Dutch automobile designer (born 1964)

Adrian van Hooydonk (born 21 June 1964 in Echt, Limburg), is a Dutch automobile designer and BMW Group's Design Director. He is based in Munich, Germany.

== Biography ==
He studied at Delft University of Technology in the Netherlands, where he received his diploma in 1988. His career started off with one year as a freelance designer, followed in 1989 as a product designer with GE Plastics Europe, and then returned to study Automotive Design Studies at Art Center Europe in Vevey, Switzerland.

==Work at BMW==
He joined BMW in 1992 as an automotive exterior designer in Munich, Germany. In 2000 he was Head of Automotive Exterior Design at BMW's industrial design centre DesignworksUSA, quickly becoming the president of Designworks in 2001. He left Designworks in 2005 to be promoted to head up the Brand Design Studio, under the direction of the BMW Group Design Director Chris Bangle, and in 2009 became Director of BMW Group Design, succeeding Chris Bangle as the head of design for the company.
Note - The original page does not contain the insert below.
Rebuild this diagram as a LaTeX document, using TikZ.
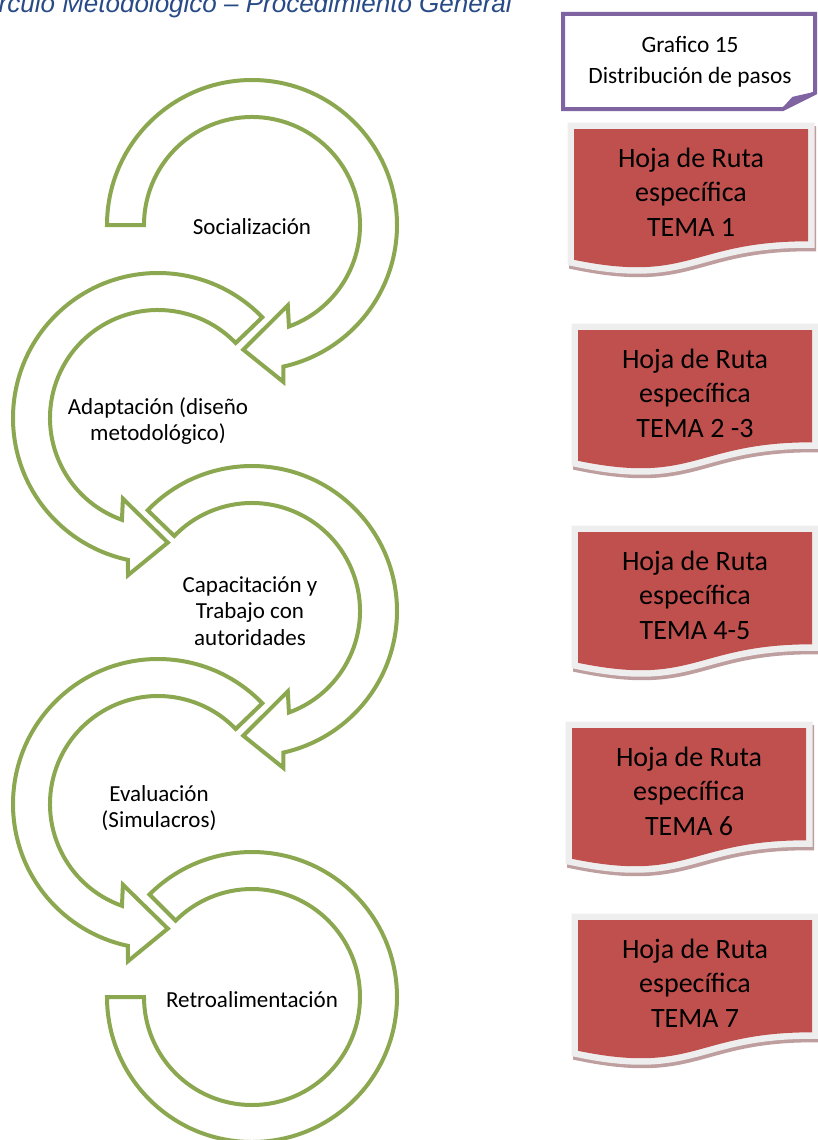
\documentclass[tikz,border=0pt]{standalone}
\usepackage{fontspec}
\setmainfont{Carlito}
\newfontfamily\titlefont{Liberation Sans}
\definecolor{arrowgreen}{RGB}{139,168,80}
\definecolor{titleblue}{RGB}{40,75,135}
\definecolor{docred}{RGB}{192,80,77}
\definecolor{docborder}{RGB}{238,238,238}
\definecolor{docshadow}{RGB}{190,158,158}
\definecolor{notepurple}{RGB}{128,100,162}
\tikzset{
  ringarrow/.style={draw=arrowgreen, line width=4pt, fill=white, line join=miter},
  steptext/.style={font=\fontsize{23}{26.5}\selectfont, align=center, inner sep=0pt},
  doctext/.style={font=\fontsize{28}{34.5}\selectfont, align=center, inner sep=0pt},
  notetext/.style={font=\fontsize{23.4}{31}\selectfont, align=center, inner sep=0pt},
}
% clockwise ring arrow: centre, tail angle, tip angle
\newcommand\cwring[3]{%
  \begin{scope}[shift={#1}]
    \draw[ringarrow] (#2:108) -- (#2:145)
      arc[start angle=#2, end angle=#3-16.5, radius=145]
      -- (#3-15.3:160) -- (#3:125) -- (#3-28:88) -- (#3-24:108)
      arc[start angle=#3-24, end angle=#2, radius=108] -- cycle;
  \end{scope}}
% counter-clockwise ring arrow: centre, tail angle, tip angle
\newcommand\ccwring[3]{%
  \begin{scope}[shift={#1}]
    \draw[ringarrow] (#2:108) -- (#2:145)
      arc[start angle=#2, end angle=#3+16.5, radius=145]
      -- (#3+15.3:160) -- (#3:125) -- (#3+28:88) -- (#3+24:108)
      arc[start angle=#3+24, end angle=#2, radius=108] -- cycle;
  \end{scope}}
% document shape path: x, y of top-left
\newcommand\docpath[2]{(#1,#2) -- (#1+234,#2) -- (#1+234,#2+112.3)
  .. controls (#1+117,#2+112.3) and (#1+117,#2+155) .. (#1,#2+130.8) -- cycle}
\newcommand\docbox[4]{%
  \draw[docshadow, line width=13pt, line join=miter, shift={(1.5,3.5)}] \docpath{#1}{#2};
  \draw[docborder, line width=13pt, line join=miter] \docpath{#1}{#2};
  \fill[docred] \docpath{#1}{#2};
  \node[doctext] (#3) at (#1+117,#2+63) {Hoja de Ruta\\específica\\#4};}

\begin{document}
\begin{tikzpicture}[x=1pt, y=-1pt]
  \useasboundingbox (0,0) rectangle (818,1140);
  \fill[white] (0,0) rectangle (818,1140);

  % title (cut off at the left and top, as in the source)
  \node[font=\titlefont\itshape\fontsize{26}{30}\selectfont, text=titleblue,
        anchor=base east, inner sep=0pt] (title) at (512,12.5)
        {Círculo Metodológico – Procedimiento General};

  % note box
  \draw[draw=notepurple, line width=4pt, fill=white, line join=miter]
    (563,14) -- (815,14) -- (815,93) -- (783,109) -- (563,109) -- cycle;
  \draw[draw=notepurple, line width=2.5pt, fill=notepurple, line join=round]
    (783,109) -- (793,98) -- (815,93) -- cycle;
  \node[notetext] (note) at (690,62) {Grafico 15\\Distribución de pasos};

  % ring arrows
  \cwring{(252,225)}{180}{454}
  \ccwring{(158,418)}{-44}{-274.5}
  \cwring{(252,611)}{224}{454}
  \ccwring{(158,804)}{-44}{-274.5}
  \begin{scope}[shift={(252,997)}]
    \draw[ringarrow] (225:108) -- (225:145)
      arc[start angle=225, end angle=540, radius=145]
      -- (540:108)
      arc[start angle=540, end angle=225, radius=108] -- cycle;
  \end{scope}

  \node[steptext] (soc) at (252,227) {Socialización};
  \node[steptext] (adapt) at (158,421) {Adaptación (diseño\\metodológico)};
  \node[steptext] (capac) at (250,611) {Capacitación y\\Trabajo con\\autoridades};
  \node[steptext] (eval) at (159,808) {Evaluación\\(Simulacros)};
  \node[steptext] (retro) at (252,1000) {Retroalimentación};

  % document boxes
  \docbox{574}{129}{doc1}{TEMA 1}
  \docbox{578}{330}{doc2}{TEMA 2 -3}
  \docbox{578}{532}{doc3}{TEMA 4-5}
  \docbox{572}{728}{doc4}{TEMA 6}
  \docbox{578}{920}{doc5}{TEMA 7}
\end{tikzpicture}
\end{document}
As head of group design he oversees the design work of BMW, Mini and Rolls-Royce.

===Attributed designs===
- Mini ACV30 (1997)
- BMW Z9 (1999)
- BMW 7 Series (2001)
- BMW 6 Series (2003)
- BMW X3 (2003)
- BMW X5 (2006)
- BMW 5 Series (2010)

== Personal life ==
Van Hooydonks first car was a Peugeot 104. He owns an orange 1976 BMW 316 (E21). One of his hobbies is racing oldtimers.

He credits Italian architect Mario Bellini as one of his most influential designers as well as designers and artists Olafur Eliasson, Jeff Koons, Gerhard Richter, Rem Koolhaas, Frank Gehry and Herzog & de Meuron as inspirations.